I’m walking to work. It’s not that cold today so I can feel the extra layers of clothes weighing me down.
What if my mum gets dementia? What if she can’t remember me?? I teared up just thinking about it.
I watched a video yesterday with a woman talking to her mum in sign language in her car asking her if she recognises her. They have a minute long conversation and towards the end the mum asks the daughter:
Did I give birth to you?
She nods and they hug.
What if I die? My gums are still sore, what if it’s something serious and I end up dying here, now, away from my nearest and dearest? Every time anything hurts and doesn’t go away fast (and it doesn’t the older you get), BOOM, my mind is almost immediately imagining the worst possible scenario and anxiety levels reach new highs.
Am I a failure for considering moving back home for a while? Am I being ungrateful for wanting a change? Why am I not happy with my life as it is? Am I even good for anything else? I manage depression well nowadays unlike anxiety, but every now and then it finds a way, of course it does.

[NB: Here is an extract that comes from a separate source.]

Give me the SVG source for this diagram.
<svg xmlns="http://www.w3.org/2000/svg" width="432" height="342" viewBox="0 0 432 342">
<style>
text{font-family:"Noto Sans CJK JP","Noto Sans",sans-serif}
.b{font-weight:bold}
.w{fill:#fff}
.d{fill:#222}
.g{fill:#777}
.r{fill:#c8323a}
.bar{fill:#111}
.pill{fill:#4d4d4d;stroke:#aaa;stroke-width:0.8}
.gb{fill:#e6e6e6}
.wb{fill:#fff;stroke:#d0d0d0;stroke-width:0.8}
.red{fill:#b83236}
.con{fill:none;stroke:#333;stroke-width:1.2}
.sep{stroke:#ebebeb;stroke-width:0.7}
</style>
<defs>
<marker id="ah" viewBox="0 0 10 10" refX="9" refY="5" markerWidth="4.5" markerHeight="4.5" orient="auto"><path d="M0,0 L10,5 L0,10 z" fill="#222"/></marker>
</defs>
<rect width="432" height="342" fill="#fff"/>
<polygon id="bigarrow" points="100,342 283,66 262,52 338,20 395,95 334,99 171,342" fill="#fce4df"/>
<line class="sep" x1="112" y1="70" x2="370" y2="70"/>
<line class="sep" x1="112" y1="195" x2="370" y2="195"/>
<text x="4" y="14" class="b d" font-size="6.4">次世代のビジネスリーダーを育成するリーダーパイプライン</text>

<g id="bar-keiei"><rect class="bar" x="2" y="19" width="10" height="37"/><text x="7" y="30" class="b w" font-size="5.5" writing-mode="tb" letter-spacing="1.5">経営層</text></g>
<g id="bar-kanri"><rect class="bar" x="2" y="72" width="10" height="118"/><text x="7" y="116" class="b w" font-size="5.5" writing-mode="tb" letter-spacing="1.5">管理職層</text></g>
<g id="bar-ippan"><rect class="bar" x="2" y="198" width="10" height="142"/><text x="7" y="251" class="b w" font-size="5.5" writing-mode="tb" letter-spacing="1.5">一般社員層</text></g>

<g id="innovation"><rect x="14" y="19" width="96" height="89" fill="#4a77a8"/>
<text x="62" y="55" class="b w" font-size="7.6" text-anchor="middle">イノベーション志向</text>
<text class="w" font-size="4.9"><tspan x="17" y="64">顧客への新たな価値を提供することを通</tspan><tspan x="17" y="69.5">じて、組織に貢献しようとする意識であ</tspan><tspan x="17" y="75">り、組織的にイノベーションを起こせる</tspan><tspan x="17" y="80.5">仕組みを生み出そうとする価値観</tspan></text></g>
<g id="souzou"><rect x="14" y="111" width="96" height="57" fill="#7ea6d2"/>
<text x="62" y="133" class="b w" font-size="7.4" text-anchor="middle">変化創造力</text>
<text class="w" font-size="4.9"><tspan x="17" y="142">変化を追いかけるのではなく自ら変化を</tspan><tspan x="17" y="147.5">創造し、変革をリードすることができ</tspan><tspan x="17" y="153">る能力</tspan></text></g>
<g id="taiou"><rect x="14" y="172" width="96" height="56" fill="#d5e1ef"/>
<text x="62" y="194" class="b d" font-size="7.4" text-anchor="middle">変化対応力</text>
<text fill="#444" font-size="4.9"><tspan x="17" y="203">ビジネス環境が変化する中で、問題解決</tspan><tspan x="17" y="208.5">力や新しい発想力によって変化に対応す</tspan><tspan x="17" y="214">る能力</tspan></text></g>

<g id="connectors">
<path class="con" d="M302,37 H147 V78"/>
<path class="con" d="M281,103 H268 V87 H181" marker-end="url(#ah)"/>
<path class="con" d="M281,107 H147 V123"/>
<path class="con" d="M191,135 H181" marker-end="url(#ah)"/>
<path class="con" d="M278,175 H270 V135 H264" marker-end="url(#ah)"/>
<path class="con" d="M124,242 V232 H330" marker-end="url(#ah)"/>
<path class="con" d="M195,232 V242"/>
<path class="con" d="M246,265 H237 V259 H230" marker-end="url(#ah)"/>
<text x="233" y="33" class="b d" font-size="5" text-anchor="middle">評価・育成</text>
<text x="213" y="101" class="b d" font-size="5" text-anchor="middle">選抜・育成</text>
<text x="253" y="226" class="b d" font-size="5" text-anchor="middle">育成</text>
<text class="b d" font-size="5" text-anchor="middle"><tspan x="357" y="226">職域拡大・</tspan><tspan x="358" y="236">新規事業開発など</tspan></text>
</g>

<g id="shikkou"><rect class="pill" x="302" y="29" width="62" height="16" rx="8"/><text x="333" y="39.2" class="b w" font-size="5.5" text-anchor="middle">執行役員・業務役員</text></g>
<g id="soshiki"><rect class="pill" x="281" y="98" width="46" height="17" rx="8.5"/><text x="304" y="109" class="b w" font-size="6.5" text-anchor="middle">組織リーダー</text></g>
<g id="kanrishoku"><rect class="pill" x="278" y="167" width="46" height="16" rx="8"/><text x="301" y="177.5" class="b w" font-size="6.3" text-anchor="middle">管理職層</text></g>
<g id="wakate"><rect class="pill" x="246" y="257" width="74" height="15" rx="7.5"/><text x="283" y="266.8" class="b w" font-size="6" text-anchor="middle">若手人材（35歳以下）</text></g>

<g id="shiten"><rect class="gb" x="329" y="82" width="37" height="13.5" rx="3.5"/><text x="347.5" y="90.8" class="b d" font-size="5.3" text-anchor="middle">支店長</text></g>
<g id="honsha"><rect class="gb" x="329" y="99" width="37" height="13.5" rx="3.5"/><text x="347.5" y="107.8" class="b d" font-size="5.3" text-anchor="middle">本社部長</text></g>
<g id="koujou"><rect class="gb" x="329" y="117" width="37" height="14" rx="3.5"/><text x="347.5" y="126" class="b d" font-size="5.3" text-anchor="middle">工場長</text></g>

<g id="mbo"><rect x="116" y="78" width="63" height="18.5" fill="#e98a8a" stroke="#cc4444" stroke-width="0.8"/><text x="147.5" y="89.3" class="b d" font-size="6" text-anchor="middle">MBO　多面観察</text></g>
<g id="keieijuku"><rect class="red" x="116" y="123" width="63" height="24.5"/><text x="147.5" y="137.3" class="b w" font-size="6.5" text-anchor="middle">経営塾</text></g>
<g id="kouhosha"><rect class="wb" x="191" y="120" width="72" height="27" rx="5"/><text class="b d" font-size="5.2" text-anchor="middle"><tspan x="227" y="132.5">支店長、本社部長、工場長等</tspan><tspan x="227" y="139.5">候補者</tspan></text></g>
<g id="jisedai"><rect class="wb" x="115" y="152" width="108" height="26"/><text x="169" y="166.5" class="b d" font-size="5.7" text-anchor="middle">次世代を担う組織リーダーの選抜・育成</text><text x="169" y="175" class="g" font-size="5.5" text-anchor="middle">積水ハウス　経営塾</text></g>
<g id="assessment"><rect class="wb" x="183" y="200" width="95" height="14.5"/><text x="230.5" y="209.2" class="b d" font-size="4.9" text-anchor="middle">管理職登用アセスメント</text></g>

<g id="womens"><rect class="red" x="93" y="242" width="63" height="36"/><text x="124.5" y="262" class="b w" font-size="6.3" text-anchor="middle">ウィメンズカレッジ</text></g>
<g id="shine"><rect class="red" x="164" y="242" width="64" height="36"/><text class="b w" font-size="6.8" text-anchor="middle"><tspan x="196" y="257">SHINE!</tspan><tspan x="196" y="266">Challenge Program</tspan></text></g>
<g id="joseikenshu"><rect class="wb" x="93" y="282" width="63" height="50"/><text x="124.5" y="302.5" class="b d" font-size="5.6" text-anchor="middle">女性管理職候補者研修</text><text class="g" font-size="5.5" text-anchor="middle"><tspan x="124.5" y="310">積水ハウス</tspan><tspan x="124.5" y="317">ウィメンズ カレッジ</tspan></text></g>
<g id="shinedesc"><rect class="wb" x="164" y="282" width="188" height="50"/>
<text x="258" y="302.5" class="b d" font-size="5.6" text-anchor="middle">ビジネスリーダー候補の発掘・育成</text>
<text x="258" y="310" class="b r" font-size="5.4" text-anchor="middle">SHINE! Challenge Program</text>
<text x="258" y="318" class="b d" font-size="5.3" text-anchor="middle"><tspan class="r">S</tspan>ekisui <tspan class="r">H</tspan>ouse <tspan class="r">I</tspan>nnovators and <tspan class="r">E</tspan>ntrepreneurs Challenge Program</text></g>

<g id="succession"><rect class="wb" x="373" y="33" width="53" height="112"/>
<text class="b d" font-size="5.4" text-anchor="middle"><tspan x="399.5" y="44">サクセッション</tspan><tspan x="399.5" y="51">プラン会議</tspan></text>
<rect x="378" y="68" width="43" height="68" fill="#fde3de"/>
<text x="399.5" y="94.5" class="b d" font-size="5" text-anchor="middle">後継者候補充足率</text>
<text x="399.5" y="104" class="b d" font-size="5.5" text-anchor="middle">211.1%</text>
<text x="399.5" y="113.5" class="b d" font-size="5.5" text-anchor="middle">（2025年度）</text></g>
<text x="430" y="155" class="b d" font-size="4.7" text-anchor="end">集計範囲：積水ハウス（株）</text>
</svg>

What is the point of living anyway if we’ll all die in the end? Julie’s death shocked me. A perfectly healthy early 50s year old who’s completed over 100 parkruns and had ran 10k a day before she suddenly collapsed and never woke up.
Now tears are streaming down my face and I’m almost at work.
Pull yourself together woman! At the end of the day, any decision will be scary. It’s never going to be a good time. So just be brave. And do what you feel is the best for you. You can’t do everything, you can’t live 100 different lives, so just do something, anything. I tell myself and walk in.
All this during a 15 minute walk, intermittent with actually listening to the music in my headphones before the next intrusive thought.
Oh no, don’t cry, it’s in your heart
So dry those eyes, keep holding on for your dear life
Be a soldier of hope!
I once took a picture that somehow sums up how I feel when I’m IN the upside down. It’s as if I’m trying to cycle through the park, in a misty morning, I can’t see much, all I can see is the post in front of me I’m terrified I’d hit, but the reality is, 5 minutes later? I’m out, the mist is lifted, I didn’t hit the post and I can now see the gorgeous lake.
This is only an example of an episode and it can happen multiple times a day.
I know this is just not me, I know you go through the same motions. We all do. So let’s talk about it.
Let it all out. I’m not weird, you are not weird. We are humans and that’s how our brains work and the more we talk about it, the more we can help each other and get rid of the stigma around it once and for all.
Since I started talking about it, I realised that I’m not crazy or the only one going through this, we are all in this together. It feels better almost instantly when you share.
One thing that helps me remind myself when I go through an episode is what Matt Haig beautifully put together in a few sentences.
I’m more confused than ever and I keep changing my mind about things every minute of every hour but one thing is for sure, I’ll never stop talking about mental health.